### Written problem:
In the entries below, the lines from the one with "Output the component" through the one with "import * as" are to be copied exactly; both ends count.

### Entries provided:
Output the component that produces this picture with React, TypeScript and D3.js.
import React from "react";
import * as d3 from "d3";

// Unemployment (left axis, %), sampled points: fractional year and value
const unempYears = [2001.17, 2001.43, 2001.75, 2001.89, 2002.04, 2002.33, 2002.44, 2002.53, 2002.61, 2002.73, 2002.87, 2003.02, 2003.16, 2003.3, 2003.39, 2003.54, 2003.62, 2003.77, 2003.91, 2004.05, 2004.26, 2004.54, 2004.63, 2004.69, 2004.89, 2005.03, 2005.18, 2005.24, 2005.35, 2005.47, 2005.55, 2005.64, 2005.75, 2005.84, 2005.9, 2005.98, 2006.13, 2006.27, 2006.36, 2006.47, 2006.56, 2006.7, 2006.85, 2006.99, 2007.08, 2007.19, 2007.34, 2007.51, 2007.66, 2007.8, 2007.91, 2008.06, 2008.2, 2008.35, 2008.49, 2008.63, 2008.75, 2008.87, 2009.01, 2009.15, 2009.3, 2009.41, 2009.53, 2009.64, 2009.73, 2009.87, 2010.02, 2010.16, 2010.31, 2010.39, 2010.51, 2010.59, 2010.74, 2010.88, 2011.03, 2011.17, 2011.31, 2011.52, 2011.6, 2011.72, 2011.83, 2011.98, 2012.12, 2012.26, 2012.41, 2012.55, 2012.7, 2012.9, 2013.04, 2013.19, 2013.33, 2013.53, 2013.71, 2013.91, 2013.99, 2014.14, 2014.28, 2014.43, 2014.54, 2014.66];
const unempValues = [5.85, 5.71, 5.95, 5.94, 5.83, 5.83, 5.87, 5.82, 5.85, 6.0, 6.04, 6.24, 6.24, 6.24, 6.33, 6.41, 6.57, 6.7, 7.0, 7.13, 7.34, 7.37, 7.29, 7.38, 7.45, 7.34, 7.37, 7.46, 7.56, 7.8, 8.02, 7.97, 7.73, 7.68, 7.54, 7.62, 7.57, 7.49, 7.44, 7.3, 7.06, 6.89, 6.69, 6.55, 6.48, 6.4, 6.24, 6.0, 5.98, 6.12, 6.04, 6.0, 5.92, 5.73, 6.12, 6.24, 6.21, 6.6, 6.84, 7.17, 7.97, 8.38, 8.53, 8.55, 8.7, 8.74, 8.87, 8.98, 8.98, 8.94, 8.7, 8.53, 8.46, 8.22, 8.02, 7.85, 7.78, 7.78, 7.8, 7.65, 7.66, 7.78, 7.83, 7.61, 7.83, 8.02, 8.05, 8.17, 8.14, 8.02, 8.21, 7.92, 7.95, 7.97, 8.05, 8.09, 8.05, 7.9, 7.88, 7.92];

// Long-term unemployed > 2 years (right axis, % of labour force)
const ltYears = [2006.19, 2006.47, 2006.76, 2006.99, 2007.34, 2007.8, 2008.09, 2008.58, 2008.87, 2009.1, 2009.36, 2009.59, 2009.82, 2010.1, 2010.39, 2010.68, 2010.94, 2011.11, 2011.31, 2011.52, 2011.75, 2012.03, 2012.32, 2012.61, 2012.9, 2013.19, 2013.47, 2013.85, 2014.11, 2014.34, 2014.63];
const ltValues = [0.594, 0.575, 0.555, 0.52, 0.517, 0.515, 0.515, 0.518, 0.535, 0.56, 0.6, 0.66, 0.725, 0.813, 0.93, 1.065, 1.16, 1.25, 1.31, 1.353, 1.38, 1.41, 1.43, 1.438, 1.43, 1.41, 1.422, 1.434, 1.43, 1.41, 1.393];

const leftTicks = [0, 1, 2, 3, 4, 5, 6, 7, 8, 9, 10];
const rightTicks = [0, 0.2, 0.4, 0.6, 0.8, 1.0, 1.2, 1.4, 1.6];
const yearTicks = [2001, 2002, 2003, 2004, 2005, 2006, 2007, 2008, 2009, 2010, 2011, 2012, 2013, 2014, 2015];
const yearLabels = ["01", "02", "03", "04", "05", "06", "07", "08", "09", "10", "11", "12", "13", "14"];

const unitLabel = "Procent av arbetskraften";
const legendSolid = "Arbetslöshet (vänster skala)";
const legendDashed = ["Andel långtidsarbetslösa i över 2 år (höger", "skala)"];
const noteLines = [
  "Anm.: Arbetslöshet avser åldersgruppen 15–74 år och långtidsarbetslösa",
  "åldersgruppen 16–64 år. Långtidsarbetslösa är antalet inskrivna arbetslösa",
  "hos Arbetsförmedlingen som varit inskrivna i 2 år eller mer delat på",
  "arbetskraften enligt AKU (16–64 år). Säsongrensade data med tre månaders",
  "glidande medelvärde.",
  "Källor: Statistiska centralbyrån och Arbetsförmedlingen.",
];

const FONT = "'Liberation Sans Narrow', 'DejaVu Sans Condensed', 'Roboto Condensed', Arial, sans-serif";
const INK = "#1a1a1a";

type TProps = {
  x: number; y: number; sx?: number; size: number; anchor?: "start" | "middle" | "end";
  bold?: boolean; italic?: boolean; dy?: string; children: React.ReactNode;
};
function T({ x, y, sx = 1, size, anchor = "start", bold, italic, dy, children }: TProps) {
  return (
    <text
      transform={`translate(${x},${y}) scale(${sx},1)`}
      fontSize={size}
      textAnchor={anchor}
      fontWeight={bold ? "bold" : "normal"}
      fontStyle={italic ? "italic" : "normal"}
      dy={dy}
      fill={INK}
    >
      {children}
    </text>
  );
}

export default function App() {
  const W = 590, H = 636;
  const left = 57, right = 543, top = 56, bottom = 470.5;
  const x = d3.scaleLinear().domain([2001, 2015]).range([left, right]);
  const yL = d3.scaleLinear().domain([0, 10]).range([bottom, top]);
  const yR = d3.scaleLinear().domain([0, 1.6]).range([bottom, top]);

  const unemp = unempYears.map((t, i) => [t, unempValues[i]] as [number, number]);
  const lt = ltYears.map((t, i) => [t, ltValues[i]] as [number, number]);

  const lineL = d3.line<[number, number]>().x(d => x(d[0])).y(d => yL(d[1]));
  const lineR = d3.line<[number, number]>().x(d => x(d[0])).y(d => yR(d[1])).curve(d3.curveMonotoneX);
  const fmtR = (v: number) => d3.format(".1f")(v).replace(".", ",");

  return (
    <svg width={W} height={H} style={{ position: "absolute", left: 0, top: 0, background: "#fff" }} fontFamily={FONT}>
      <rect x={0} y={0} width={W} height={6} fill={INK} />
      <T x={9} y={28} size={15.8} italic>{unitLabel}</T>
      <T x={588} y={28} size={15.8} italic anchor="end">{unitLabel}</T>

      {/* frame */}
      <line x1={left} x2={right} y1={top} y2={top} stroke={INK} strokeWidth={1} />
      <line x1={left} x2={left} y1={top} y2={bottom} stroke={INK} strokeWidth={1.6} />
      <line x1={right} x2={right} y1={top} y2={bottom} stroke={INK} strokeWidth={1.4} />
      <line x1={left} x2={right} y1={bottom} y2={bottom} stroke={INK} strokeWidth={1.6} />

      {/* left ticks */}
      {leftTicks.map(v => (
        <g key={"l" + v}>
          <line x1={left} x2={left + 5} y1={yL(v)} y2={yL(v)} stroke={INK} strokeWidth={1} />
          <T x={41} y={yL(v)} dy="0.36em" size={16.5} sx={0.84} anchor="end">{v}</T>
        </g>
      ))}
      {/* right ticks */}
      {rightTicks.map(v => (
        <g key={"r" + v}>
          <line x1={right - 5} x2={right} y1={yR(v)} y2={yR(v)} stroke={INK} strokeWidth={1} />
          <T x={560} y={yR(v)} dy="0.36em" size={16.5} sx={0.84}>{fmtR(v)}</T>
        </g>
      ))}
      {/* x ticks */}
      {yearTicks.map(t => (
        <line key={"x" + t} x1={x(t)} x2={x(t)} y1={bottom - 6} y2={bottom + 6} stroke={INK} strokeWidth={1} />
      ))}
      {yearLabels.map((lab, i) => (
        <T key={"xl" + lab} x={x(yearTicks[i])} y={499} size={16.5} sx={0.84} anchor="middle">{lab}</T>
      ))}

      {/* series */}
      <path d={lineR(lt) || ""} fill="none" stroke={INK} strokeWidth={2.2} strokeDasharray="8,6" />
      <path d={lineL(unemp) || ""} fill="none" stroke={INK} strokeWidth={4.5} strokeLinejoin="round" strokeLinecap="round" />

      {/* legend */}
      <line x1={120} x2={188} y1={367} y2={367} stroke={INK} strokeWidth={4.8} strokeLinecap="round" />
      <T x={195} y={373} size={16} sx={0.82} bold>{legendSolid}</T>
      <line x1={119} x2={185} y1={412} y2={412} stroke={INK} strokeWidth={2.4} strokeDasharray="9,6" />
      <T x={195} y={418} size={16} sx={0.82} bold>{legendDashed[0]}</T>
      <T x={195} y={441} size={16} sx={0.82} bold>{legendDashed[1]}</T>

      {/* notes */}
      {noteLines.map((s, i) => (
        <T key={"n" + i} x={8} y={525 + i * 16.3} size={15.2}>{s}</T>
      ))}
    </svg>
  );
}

...

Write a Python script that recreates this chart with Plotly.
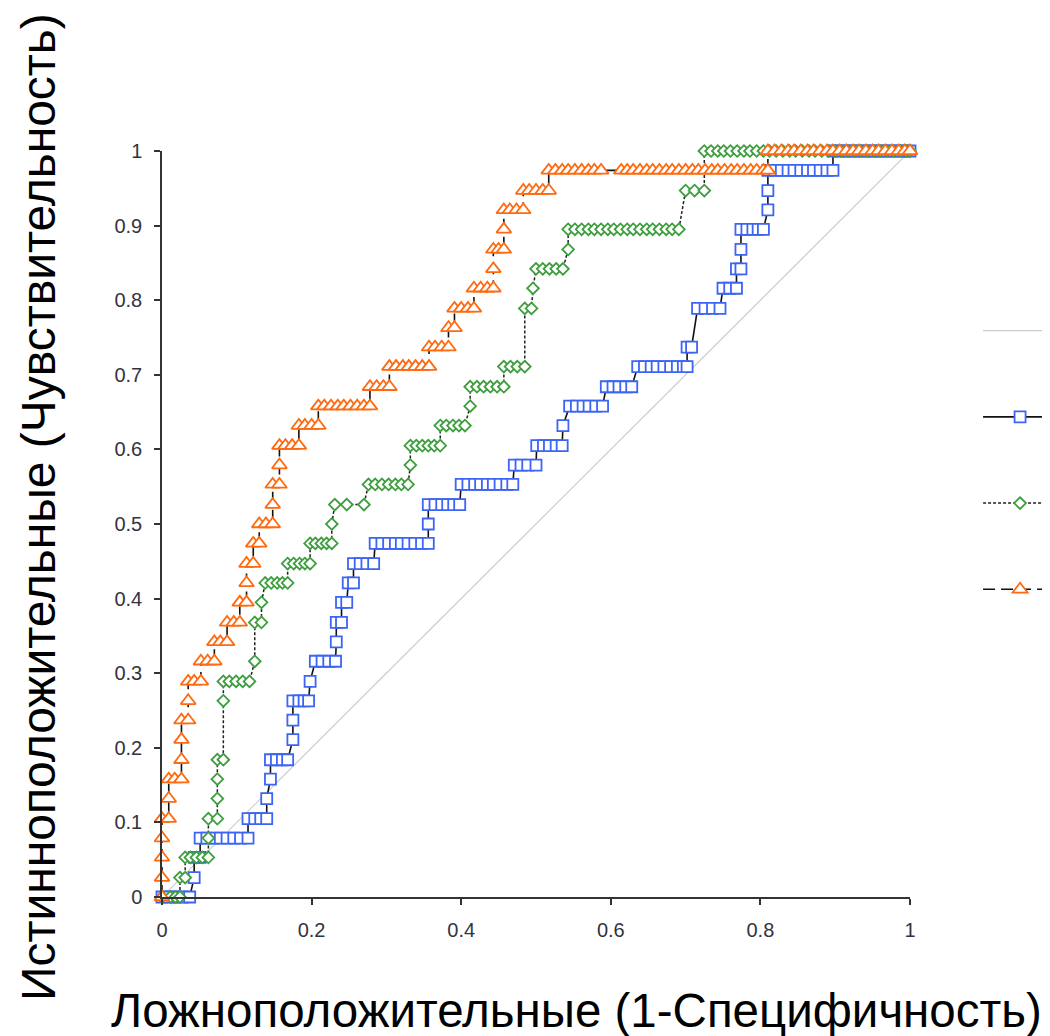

### Task result:
Output the component that produces this picture with React, TypeScript and D3.js.
import React from "react";
import * as d3 from "d3";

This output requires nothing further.